Fresh off her powerful acceptance speech at the Golden Globes for her role as Renata Klein in HBO’s hit Big Little Lies and her part as a leading character in the new Star Wars: The Last Jedi, Laura Dern wants to play more complex and culturally relevant characters, which is something she says audiences desire.
During a panel hosted by Omnicom Media Group at the Consumer Electronics Show last week, Dern and Beth Altringer, Ph.D, founder and director of Harvard’s Desirability Lab, talked about the role that technology and innovation plays in Hollywood and filmmaking.
Claudia Cahill, Omnicom Media Group’s chief content officer, moderated the 45-minute talk and asked Dern what she looks for in picking projects to work on. According to Dern, her upbringing by two actor parents—Diane Ladd and Bruce Dern—encouraged her to go after diverse roles.
“They taught me early on to pursue what would be reflective of not only the human condition but what our culture looks like,” she said. “I think that’s why audiences are craving storytelling to look like the world we live in and that includes diversity on a far deeper level than we’ve ever seen. Everyone, meaning the people who are creating content and storytellers, have to catch up with what the audience is longing for, which is the truth. The truth is messy and lives in the grey. We’re not black and white.”
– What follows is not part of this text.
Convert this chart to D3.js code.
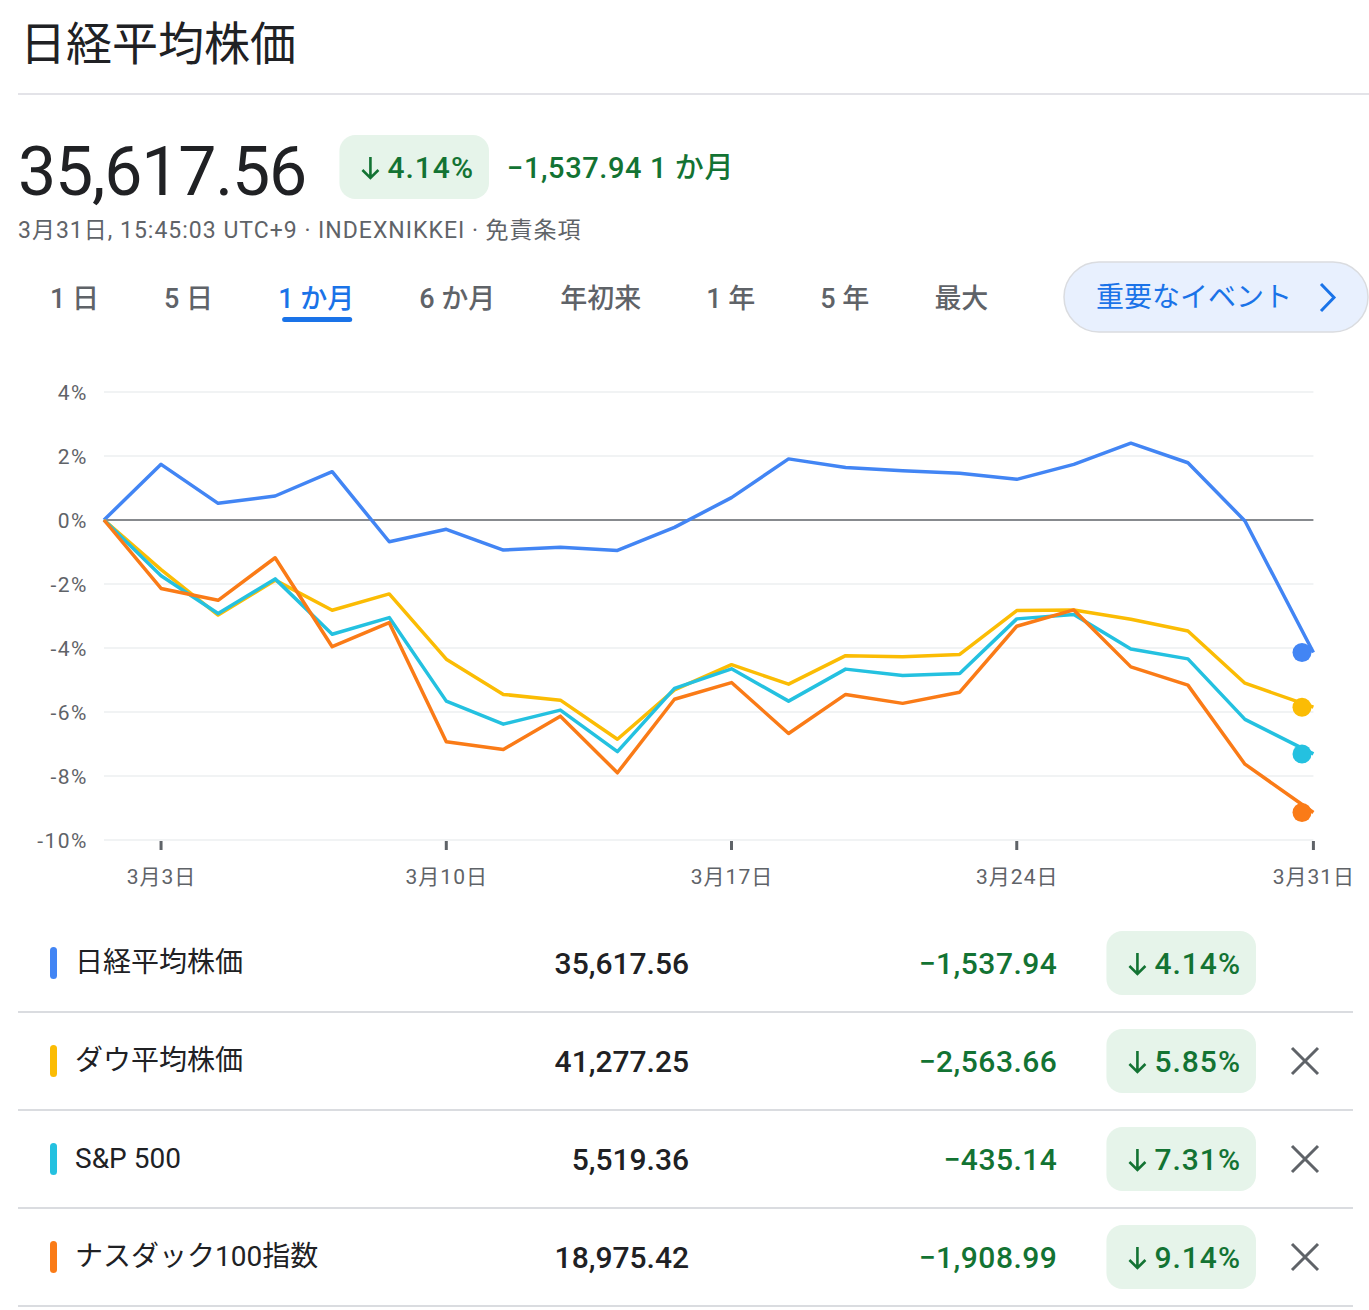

Take her latest Star Wars role, for example. Dern plays Vice Admiral Holdo, one of a handful of women characters that fans of the iconic franchise have praised as strong leaders in the film.
“Star Wars in its storytelling looks forward to engaging in the area of diversity and sexuality—they talk about it a lot in this film,” she explained.
Diversity and authenticity also drives how Dern plans to work with brands in the future.
“People are approaching me because I look like myself, because I am willing to be who I am at the age that I am,” she said. “Companies are finding that women want to buy face creams, hair products and clothing from women they can relate to, not necessarily the 19-year-old selling products. So everything is shifting because they want the truth and that’s exciting.”
In terms of technology, Dern is a board member of the Academy of Motion Picture Arts and Sciences (or AMPAS) and is working on including technology like computer-generated imagery as qualifications for actors to be nominated for awards.
“Anything that moves you, you have the right to vote for—that’s the only requirement in an acting category,” she said. “Just like the science and technology side will get awards for their work in Star Wars, shouldn’t the actor?”
Altringer’s work at Harvard’s Desireability Lab focuses on using data to understand why people like or dislike certain things and what can be extrapolated from that data to help creators make better stories.
In one example, Altringer and her team are analyzing taste and building a database of taste profiles to better understand how people determine what something tastes like.
“When you have a coffee, it’s great or it’s awful [but] most people don’t have the language to describe why,” she said. “Our lab focuses on understanding the ‘why’ of what people like or dislike and we’re interested in empowering the person to find more of that to become the creator.”
While brands and filmmakers are increasingly focusing on women, there is still much work to do. A few years ago, Altringer worked on a project to find out what the older woman equivalent of Dos Equis’ iconic Most Interesting Man in the World would be like.
While her team found a few examples like Aretha Franklin’s work for E*Trade, “This project was a real struggle and most of it was because nobody had ever really thought about that before,” Altringer said. “There weren’t a lot of ready images that we could pull from to assemble that character.”
She added, “We had to wait until we could grab more examples—they’re there. Those stories just haven’t been told, repeated and shared as often.”
Altringer cited 2014’s Wild—based on the book by Cheryl Strayed—that stars Dern and Reese Witherspoon as an example of a complex story that resonated with audiences. Witherspoon’s character in the film is “very bad and very good—it’s both and it’s uncomfortable and it’s wonderful,” she said. “I think there are many more people who have relatable stories and [audiences are] wanting it.”